SUPPLIED INFORMATION ->

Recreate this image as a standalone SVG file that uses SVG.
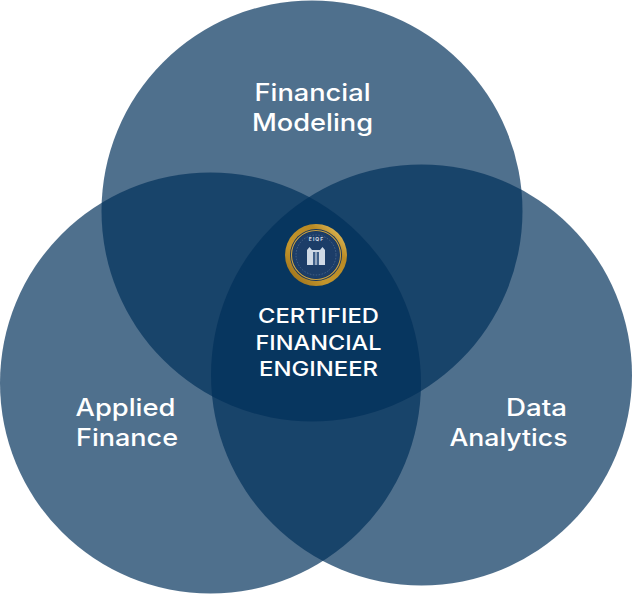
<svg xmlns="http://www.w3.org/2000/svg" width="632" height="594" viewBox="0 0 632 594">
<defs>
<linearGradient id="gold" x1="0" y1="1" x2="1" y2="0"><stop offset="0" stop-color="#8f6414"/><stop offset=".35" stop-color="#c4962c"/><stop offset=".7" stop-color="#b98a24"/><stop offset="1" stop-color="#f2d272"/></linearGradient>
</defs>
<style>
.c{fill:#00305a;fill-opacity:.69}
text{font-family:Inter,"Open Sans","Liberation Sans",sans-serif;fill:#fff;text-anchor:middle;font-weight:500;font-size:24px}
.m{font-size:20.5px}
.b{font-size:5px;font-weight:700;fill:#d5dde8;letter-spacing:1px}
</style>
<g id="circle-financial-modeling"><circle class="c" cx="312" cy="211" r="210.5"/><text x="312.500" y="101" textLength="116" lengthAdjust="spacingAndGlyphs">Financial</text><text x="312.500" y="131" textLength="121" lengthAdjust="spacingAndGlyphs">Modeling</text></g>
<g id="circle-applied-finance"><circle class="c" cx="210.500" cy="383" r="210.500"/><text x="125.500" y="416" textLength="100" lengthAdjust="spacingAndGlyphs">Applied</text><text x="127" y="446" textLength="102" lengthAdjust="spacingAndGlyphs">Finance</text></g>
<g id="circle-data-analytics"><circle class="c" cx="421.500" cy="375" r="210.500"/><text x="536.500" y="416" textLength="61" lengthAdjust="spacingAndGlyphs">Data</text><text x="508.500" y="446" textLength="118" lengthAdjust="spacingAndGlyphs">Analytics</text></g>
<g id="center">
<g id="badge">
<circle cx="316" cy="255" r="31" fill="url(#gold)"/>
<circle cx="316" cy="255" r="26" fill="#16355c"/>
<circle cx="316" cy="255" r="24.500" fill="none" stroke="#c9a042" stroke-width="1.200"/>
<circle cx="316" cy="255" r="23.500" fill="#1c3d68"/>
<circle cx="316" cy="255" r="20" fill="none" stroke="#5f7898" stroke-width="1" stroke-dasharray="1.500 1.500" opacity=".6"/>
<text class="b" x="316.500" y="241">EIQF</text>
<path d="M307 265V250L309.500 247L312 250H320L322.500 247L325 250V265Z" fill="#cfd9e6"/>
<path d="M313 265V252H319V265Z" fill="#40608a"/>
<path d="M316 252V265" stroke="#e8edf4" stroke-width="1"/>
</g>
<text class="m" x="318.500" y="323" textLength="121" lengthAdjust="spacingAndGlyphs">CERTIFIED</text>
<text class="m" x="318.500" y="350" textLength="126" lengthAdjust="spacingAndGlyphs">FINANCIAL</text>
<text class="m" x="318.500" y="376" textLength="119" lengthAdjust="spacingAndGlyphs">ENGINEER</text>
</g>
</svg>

TASK STATEMENT ->
Give the data again exactly as written, with all pictures left out.

ANSWER TO THE EXERCISE ->
Recreate this image as a standalone SVG file that uses SVG.
<svg xmlns="http://www.w3.org/2000/svg" width="632" height="594" viewBox="0 0 632 594">
<defs>
<linearGradient id="gold" x1="0" y1="1" x2="1" y2="0"><stop offset="0" stop-color="#8f6414"/><stop offset=".35" stop-color="#c4962c"/><stop offset=".7" stop-color="#b98a24"/><stop offset="1" stop-color="#f2d272"/></linearGradient>
</defs>
<style>
.c{fill:#00305a;fill-opacity:.69}
text{font-family:Inter,"Open Sans","Liberation Sans",sans-serif;fill:#fff;text-anchor:middle;font-weight:500;font-size:24px}
.m{font-size:20.5px}
.b{font-size:5px;font-weight:700;fill:#d5dde8;letter-spacing:1px}
</style>
<g id="circle-financial-modeling"><circle class="c" cx="312" cy="211" r="210.5"/><text x="312.500" y="101" textLength="116" lengthAdjust="spacingAndGlyphs">Financial</text><text x="312.500" y="131" textLength="121" lengthAdjust="spacingAndGlyphs">Modeling</text></g>
<g id="circle-applied-finance"><circle class="c" cx="210.500" cy="383" r="210.500"/><text x="125.500" y="416" textLength="100" lengthAdjust="spacingAndGlyphs">Applied</text><text x="127" y="446" textLength="102" lengthAdjust="spacingAndGlyphs">Finance</text></g>
<g id="circle-data-analytics"><circle class="c" cx="421.500" cy="375" r="210.500"/><text x="536.500" y="416" textLength="61" lengthAdjust="spacingAndGlyphs">Data</text><text x="508.500" y="446" textLength="118" lengthAdjust="spacingAndGlyphs">Analytics</text></g>
<g id="center">
<g id="badge">
<circle cx="316" cy="255" r="31" fill="url(#gold)"/>
<circle cx="316" cy="255" r="26" fill="#16355c"/>
<circle cx="316" cy="255" r="24.500" fill="none" stroke="#c9a042" stroke-width="1.200"/>
<circle cx="316" cy="255" r="23.500" fill="#1c3d68"/>
<circle cx="316" cy="255" r="20" fill="none" stroke="#5f7898" stroke-width="1" stroke-dasharray="1.500 1.500" opacity=".6"/>
<text class="b" x="316.500" y="241">EIQF</text>
<path d="M307 265V250L309.500 247L312 250H320L322.500 247L325 250V265Z" fill="#cfd9e6"/>
<path d="M313 265V252H319V265Z" fill="#40608a"/>
<path d="M316 252V265" stroke="#e8edf4" stroke-width="1"/>
</g>
<text class="m" x="318.500" y="323" textLength="121" lengthAdjust="spacingAndGlyphs">CERTIFIED</text>
<text class="m" x="318.500" y="350" textLength="126" lengthAdjust="spacingAndGlyphs">FINANCIAL</text>
<text class="m" x="318.500" y="376" textLength="119" lengthAdjust="spacingAndGlyphs">ENGINEER</text>
</g>
</svg>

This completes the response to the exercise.